● **Provided data**

◇ ◇ ◇ ◇

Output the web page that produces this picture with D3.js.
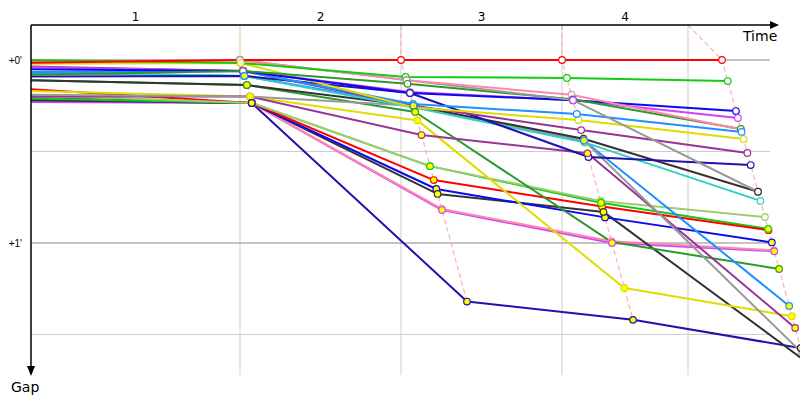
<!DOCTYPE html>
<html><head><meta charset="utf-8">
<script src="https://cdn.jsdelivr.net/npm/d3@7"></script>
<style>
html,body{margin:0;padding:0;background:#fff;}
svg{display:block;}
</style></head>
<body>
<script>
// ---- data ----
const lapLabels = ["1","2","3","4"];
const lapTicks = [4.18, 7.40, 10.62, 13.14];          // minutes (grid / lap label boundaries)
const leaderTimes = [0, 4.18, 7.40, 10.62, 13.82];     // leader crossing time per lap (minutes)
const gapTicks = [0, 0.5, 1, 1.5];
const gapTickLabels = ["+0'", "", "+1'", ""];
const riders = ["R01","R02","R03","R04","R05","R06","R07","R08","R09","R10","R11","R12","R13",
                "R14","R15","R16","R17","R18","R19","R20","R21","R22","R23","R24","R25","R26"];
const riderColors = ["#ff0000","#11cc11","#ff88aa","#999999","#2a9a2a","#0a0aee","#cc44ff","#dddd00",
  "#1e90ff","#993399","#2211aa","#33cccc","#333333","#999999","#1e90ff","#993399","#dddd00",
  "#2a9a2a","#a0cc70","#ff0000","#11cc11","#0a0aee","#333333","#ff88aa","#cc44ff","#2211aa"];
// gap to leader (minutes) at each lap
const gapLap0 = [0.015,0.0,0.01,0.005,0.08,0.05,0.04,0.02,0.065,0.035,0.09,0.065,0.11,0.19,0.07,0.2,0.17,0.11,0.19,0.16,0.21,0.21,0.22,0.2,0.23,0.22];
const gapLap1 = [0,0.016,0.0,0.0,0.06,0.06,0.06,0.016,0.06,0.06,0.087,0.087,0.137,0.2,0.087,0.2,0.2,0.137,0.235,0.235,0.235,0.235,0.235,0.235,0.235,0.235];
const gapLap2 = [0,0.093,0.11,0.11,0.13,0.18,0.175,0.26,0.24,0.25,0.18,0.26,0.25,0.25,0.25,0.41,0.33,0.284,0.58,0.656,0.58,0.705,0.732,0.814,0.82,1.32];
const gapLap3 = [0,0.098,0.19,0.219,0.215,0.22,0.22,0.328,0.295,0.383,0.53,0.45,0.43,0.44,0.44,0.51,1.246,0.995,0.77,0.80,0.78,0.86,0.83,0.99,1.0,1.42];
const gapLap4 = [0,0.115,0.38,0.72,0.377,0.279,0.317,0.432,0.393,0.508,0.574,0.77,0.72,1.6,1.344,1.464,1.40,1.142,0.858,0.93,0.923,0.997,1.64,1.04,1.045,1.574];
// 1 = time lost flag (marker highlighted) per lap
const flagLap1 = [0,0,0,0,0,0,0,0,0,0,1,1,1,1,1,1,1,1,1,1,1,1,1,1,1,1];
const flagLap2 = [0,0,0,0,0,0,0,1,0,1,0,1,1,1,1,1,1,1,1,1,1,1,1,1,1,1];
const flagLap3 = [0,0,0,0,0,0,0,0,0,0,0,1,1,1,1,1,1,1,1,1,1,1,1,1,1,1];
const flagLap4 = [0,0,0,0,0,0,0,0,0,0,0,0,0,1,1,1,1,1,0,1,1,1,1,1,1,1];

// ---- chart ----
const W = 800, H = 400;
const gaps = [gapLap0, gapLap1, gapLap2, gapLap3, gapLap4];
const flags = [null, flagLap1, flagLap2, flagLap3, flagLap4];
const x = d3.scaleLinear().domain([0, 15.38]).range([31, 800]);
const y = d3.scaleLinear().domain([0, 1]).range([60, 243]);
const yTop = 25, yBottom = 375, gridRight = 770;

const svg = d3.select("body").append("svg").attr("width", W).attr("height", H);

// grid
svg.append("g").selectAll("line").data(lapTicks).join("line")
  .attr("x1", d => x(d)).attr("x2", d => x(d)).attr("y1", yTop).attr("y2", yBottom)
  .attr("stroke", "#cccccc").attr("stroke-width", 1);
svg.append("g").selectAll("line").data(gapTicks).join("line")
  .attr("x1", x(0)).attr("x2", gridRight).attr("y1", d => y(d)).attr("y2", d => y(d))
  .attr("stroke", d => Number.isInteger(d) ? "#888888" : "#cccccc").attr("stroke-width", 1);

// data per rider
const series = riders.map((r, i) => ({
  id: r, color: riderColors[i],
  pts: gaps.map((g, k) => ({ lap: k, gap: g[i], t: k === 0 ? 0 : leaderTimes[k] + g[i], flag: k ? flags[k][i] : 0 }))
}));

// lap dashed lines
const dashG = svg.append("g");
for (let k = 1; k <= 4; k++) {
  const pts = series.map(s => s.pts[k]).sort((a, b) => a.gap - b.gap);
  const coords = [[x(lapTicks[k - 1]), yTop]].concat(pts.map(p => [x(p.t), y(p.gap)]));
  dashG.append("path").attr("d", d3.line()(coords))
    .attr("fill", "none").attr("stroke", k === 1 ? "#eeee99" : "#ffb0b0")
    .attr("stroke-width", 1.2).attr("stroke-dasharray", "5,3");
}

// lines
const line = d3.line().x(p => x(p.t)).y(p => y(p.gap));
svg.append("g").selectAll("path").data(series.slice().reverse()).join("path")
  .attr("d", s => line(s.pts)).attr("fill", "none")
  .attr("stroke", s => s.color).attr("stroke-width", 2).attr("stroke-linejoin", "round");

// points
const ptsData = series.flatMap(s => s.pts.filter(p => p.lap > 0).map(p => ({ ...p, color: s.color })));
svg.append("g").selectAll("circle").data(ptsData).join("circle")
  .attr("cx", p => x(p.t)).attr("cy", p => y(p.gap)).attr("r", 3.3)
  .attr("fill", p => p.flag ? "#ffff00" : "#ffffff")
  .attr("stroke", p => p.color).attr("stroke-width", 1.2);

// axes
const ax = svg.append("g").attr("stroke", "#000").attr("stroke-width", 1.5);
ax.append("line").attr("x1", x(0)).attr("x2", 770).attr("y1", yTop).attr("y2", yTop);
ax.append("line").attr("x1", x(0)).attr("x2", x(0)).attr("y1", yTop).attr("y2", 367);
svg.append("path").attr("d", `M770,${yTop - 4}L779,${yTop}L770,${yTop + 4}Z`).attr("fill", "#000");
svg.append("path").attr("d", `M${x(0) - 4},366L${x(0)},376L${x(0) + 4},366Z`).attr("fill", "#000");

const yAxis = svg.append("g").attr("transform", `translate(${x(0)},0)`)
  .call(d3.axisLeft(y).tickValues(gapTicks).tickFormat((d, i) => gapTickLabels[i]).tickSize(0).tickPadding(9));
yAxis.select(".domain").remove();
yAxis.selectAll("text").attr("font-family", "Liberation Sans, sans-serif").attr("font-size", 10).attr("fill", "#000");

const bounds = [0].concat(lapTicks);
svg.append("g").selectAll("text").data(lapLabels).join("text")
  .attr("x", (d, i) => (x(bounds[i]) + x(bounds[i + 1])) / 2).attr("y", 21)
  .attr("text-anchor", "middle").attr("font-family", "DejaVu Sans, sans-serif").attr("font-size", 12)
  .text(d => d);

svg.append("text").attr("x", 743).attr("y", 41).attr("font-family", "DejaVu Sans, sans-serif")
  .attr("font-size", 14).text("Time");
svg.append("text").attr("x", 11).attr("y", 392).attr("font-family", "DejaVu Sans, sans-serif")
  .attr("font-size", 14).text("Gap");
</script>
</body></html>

◇ ◇ ◇ ◇

● **Brief**
Leaving out the pictures, repeat the data above exactly.

● **Finished answer**
Output the web page that produces this picture with D3.js.
<!DOCTYPE html>
<html><head><meta charset="utf-8">
<script src="https://cdn.jsdelivr.net/npm/d3@7"></script>
<style>
html,body{margin:0;padding:0;background:#fff;}
svg{display:block;}
</style></head>
<body>
<script>
// ---- data ----
const lapLabels = ["1","2","3","4"];
const lapTicks = [4.18, 7.40, 10.62, 13.14];          // minutes (grid / lap label boundaries)
const leaderTimes = [0, 4.18, 7.40, 10.62, 13.82];     // leader crossing time per lap (minutes)
const gapTicks = [0, 0.5, 1, 1.5];
const gapTickLabels = ["+0'", "", "+1'", ""];
const riders = ["R01","R02","R03","R04","R05","R06","R07","R08","R09","R10","R11","R12","R13",
                "R14","R15","R16","R17","R18","R19","R20","R21","R22","R23","R24","R25","R26"];
const riderColors = ["#ff0000","#11cc11","#ff88aa","#999999","#2a9a2a","#0a0aee","#cc44ff","#dddd00",
  "#1e90ff","#993399","#2211aa","#33cccc","#333333","#999999","#1e90ff","#993399","#dddd00",
  "#2a9a2a","#a0cc70","#ff0000","#11cc11","#0a0aee","#333333","#ff88aa","#cc44ff","#2211aa"];
// gap to leader (minutes) at each lap
const gapLap0 = [0.015,0.0,0.01,0.005,0.08,0.05,0.04,0.02,0.065,0.035,0.09,0.065,0.11,0.19,0.07,0.2,0.17,0.11,0.19,0.16,0.21,0.21,0.22,0.2,0.23,0.22];
const gapLap1 = [0,0.016,0.0,0.0,0.06,0.06,0.06,0.016,0.06,0.06,0.087,0.087,0.137,0.2,0.087,0.2,0.2,0.137,0.235,0.235,0.235,0.235,0.235,0.235,0.235,0.235];
const gapLap2 = [0,0.093,0.11,0.11,0.13,0.18,0.175,0.26,0.24,0.25,0.18,0.26,0.25,0.25,0.25,0.41,0.33,0.284,0.58,0.656,0.58,0.705,0.732,0.814,0.82,1.32];
const gapLap3 = [0,0.098,0.19,0.219,0.215,0.22,0.22,0.328,0.295,0.383,0.53,0.45,0.43,0.44,0.44,0.51,1.246,0.995,0.77,0.80,0.78,0.86,0.83,0.99,1.0,1.42];
const gapLap4 = [0,0.115,0.38,0.72,0.377,0.279,0.317,0.432,0.393,0.508,0.574,0.77,0.72,1.6,1.344,1.464,1.40,1.142,0.858,0.93,0.923,0.997,1.64,1.04,1.045,1.574];
// 1 = time lost flag (marker highlighted) per lap
const flagLap1 = [0,0,0,0,0,0,0,0,0,0,1,1,1,1,1,1,1,1,1,1,1,1,1,1,1,1];
const flagLap2 = [0,0,0,0,0,0,0,1,0,1,0,1,1,1,1,1,1,1,1,1,1,1,1,1,1,1];
const flagLap3 = [0,0,0,0,0,0,0,0,0,0,0,1,1,1,1,1,1,1,1,1,1,1,1,1,1,1];
const flagLap4 = [0,0,0,0,0,0,0,0,0,0,0,0,0,1,1,1,1,1,0,1,1,1,1,1,1,1];

// ---- chart ----
const W = 800, H = 400;
const gaps = [gapLap0, gapLap1, gapLap2, gapLap3, gapLap4];
const flags = [null, flagLap1, flagLap2, flagLap3, flagLap4];
const x = d3.scaleLinear().domain([0, 15.38]).range([31, 800]);
const y = d3.scaleLinear().domain([0, 1]).range([60, 243]);
const yTop = 25, yBottom = 375, gridRight = 770;

const svg = d3.select("body").append("svg").attr("width", W).attr("height", H);

// grid
svg.append("g").selectAll("line").data(lapTicks).join("line")
  .attr("x1", d => x(d)).attr("x2", d => x(d)).attr("y1", yTop).attr("y2", yBottom)
  .attr("stroke", "#cccccc").attr("stroke-width", 1);
svg.append("g").selectAll("line").data(gapTicks).join("line")
  .attr("x1", x(0)).attr("x2", gridRight).attr("y1", d => y(d)).attr("y2", d => y(d))
  .attr("stroke", d => Number.isInteger(d) ? "#888888" : "#cccccc").attr("stroke-width", 1);

// data per rider
const series = riders.map((r, i) => ({
  id: r, color: riderColors[i],
  pts: gaps.map((g, k) => ({ lap: k, gap: g[i], t: k === 0 ? 0 : leaderTimes[k] + g[i], flag: k ? flags[k][i] : 0 }))
}));

// lap dashed lines
const dashG = svg.append("g");
for (let k = 1; k <= 4; k++) {
  const pts = series.map(s => s.pts[k]).sort((a, b) => a.gap - b.gap);
  const coords = [[x(lapTicks[k - 1]), yTop]].concat(pts.map(p => [x(p.t), y(p.gap)]));
  dashG.append("path").attr("d", d3.line()(coords))
    .attr("fill", "none").attr("stroke", k === 1 ? "#eeee99" : "#ffb0b0")
    .attr("stroke-width", 1.2).attr("stroke-dasharray", "5,3");
}

// lines
const line = d3.line().x(p => x(p.t)).y(p => y(p.gap));
svg.append("g").selectAll("path").data(series.slice().reverse()).join("path")
  .attr("d", s => line(s.pts)).attr("fill", "none")
  .attr("stroke", s => s.color).attr("stroke-width", 2).attr("stroke-linejoin", "round");

// points
const ptsData = series.flatMap(s => s.pts.filter(p => p.lap > 0).map(p => ({ ...p, color: s.color })));
svg.append("g").selectAll("circle").data(ptsData).join("circle")
  .attr("cx", p => x(p.t)).attr("cy", p => y(p.gap)).attr("r", 3.3)
  .attr("fill", p => p.flag ? "#ffff00" : "#ffffff")
  .attr("stroke", p => p.color).attr("stroke-width", 1.2);

// axes
const ax = svg.append("g").attr("stroke", "#000").attr("stroke-width", 1.5);
ax.append("line").attr("x1", x(0)).attr("x2", 770).attr("y1", yTop).attr("y2", yTop);
ax.append("line").attr("x1", x(0)).attr("x2", x(0)).attr("y1", yTop).attr("y2", 367);
svg.append("path").attr("d", `M770,${yTop - 4}L779,${yTop}L770,${yTop + 4}Z`).attr("fill", "#000");
svg.append("path").attr("d", `M${x(0) - 4},366L${x(0)},376L${x(0) + 4},366Z`).attr("fill", "#000");

const yAxis = svg.append("g").attr("transform", `translate(${x(0)},0)`)
  .call(d3.axisLeft(y).tickValues(gapTicks).tickFormat((d, i) => gapTickLabels[i]).tickSize(0).tickPadding(9));
yAxis.select(".domain").remove();
yAxis.selectAll("text").attr("font-family", "Liberation Sans, sans-serif").attr("font-size", 10).attr("fill", "#000");

const bounds = [0].concat(lapTicks);
svg.append("g").selectAll("text").data(lapLabels).join("text")
  .attr("x", (d, i) => (x(bounds[i]) + x(bounds[i + 1])) / 2).attr("y", 21)
  .attr("text-anchor", "middle").attr("font-family", "DejaVu Sans, sans-serif").attr("font-size", 12)
  .text(d => d);

svg.append("text").attr("x", 743).attr("y", 41).attr("font-family", "DejaVu Sans, sans-serif")
  .attr("font-size", 14).text("Time");
svg.append("text").attr("x", 11).attr("y", 392).attr("font-family", "DejaVu Sans, sans-serif")
  .attr("font-size", 14).text("Gap");
</script>
</body></html>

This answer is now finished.